The city of Brussels is the capital of a federal state which has three different administrative regions based on language and it has been at the heart of Europe since 1957. It naturally follows that the city should have a university in keeping with its standing. The ULB, with its 21,000 students, 27% of them coming from abroad, and its very cosmopolitan body of staff, is an intrinsically international institution open to both Europe and the whole world.
It was at the origin of the creation of a network of major universities from different European capitals – UNICA – and it is involved in international programmes for research, development and mobility.
The ULB is a multicultural institution that has 7 faculties and a range of schools and institutes. At the same time, it is a comprehensive university providing academic tuition in all disciplines and study cycles.

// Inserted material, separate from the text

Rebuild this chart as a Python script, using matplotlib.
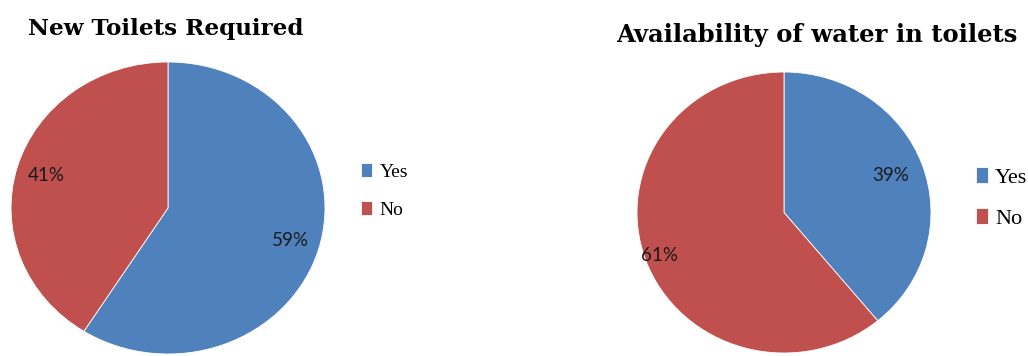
import matplotlib
matplotlib.use("Agg")
import matplotlib.pyplot as plt
import numpy as np

# Data
categories = ["Yes", "No"]
toilets_required = [59, 41]
water_available = [39, 61]
titles = ["New Toilets Required", "Availability of water in toilets"]
colors = ["#4F81BD", "#C0504D"]

W, H = 1028, 356
fig = plt.figure(figsize=(W / 100, H / 100), dpi=100)


def px_axes(x0, y0, x1, y1):
    return fig.add_axes([x0 / W, (H - y1) / H, (x1 - x0) / W, (y1 - y0) / H])


def draw_pie(ax, values, label_r, fs):
    wedges, texts, autotexts = ax.pie(
        values, colors=colors, startangle=90, counterclock=False,
        autopct=lambda p: f"{p:.0f}%", pctdistance=1.0,
        wedgeprops=dict(linewidth=0.6, edgecolor="white"),
        textprops=dict(fontsize=fs, color="#1a1a1a", family="Lato"))
    for t, r in zip(autotexts, label_r):
        x, y = t.get_position()
        t.set_position((x * r, y * r))
    ax.set_aspect("auto")
    ax.set_xlim(-1, 1)
    ax.set_ylim(-1, 1)
    ax.axis("off")
    return wedges


# Left pie
ax1 = px_axes(11, 62, 325, 354)
w1 = draw_pie(ax1, toilets_required, [0.81, 0.81], 13.5)
fig.text(166 / W, (H - 35) / H, titles[0], ha="center", va="baseline",
         fontsize=16.6, fontweight="bold", family="DejaVu Serif")
fig.legend(w1, categories, loc="center left",
           bbox_to_anchor=(361 / W, (H - 191) / H), frameon=False,
           prop=dict(family="Liberation Serif", size=14),
           handlelength=0.55, handleheight=0.75, handletextpad=0.4,
           labelspacing=1.05, borderpad=0, borderaxespad=0)

# Right pie
ax2 = px_axes(637, 72, 931, 353)
w2 = draw_pie(ax2, water_available, [0.77, 0.9], 13.5)
fig.text(817 / W, (H - 42) / H, titles[1], ha="center", va="baseline",
         fontsize=17.5, fontweight="bold", family="DejaVu Serif")
fig.legend(w2, categories, loc="center left",
           bbox_to_anchor=(976 / W, (H - 198) / H), frameon=False,
           prop=dict(family="Liberation Serif", size=16),
           handlelength=0.55, handleheight=0.75, handletextpad=0.3,
           labelspacing=0.9, borderpad=0, borderaxespad=0)

fig.savefig("out.png", dpi=100)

The ULB meets its social, societal and scientific commitments through combining broad access to higher education with excellent quality research and through its role in furthering economic development in the regions where it is located (Brussels and Wallonia). The ULB also has a teaching hospital – the Hôpital Erasme, a specialized institute for studying cancer – the Institut Bordet, and an extensive hospital network.
For about a decade now, the university has been actively involved in maximising research potential both in Brussels and Charleroi, where it has set up a biotechnology pole around its renowned Institute for Biology and Molecular Medicine (IBMM) & Institute of Medical Immunology (IMI).
Founded on the principle of free-thinking analysis which advocates independent reasoning and the rejection of dogma in all its forms, the ULB has remained true to its original ideals – an institution free from any form of control which is committed to defend democratic humanist values.
The University has a reputation of excellence in both basic and applied research in the biomedical field. It has other strong points: physics, economics and political science, European studies, international law, history, the French language, philosophy and, more recently, subjects such as artificial intelligence.
The ULB has been committed to a research structuring and valuation process for several years. This has included creating doctoral schools, defining the researcher's status and revaluing their career, increasing researcher stability through contracts, a policy to promote interdisciplinarity and the creation of a patent and investment fund.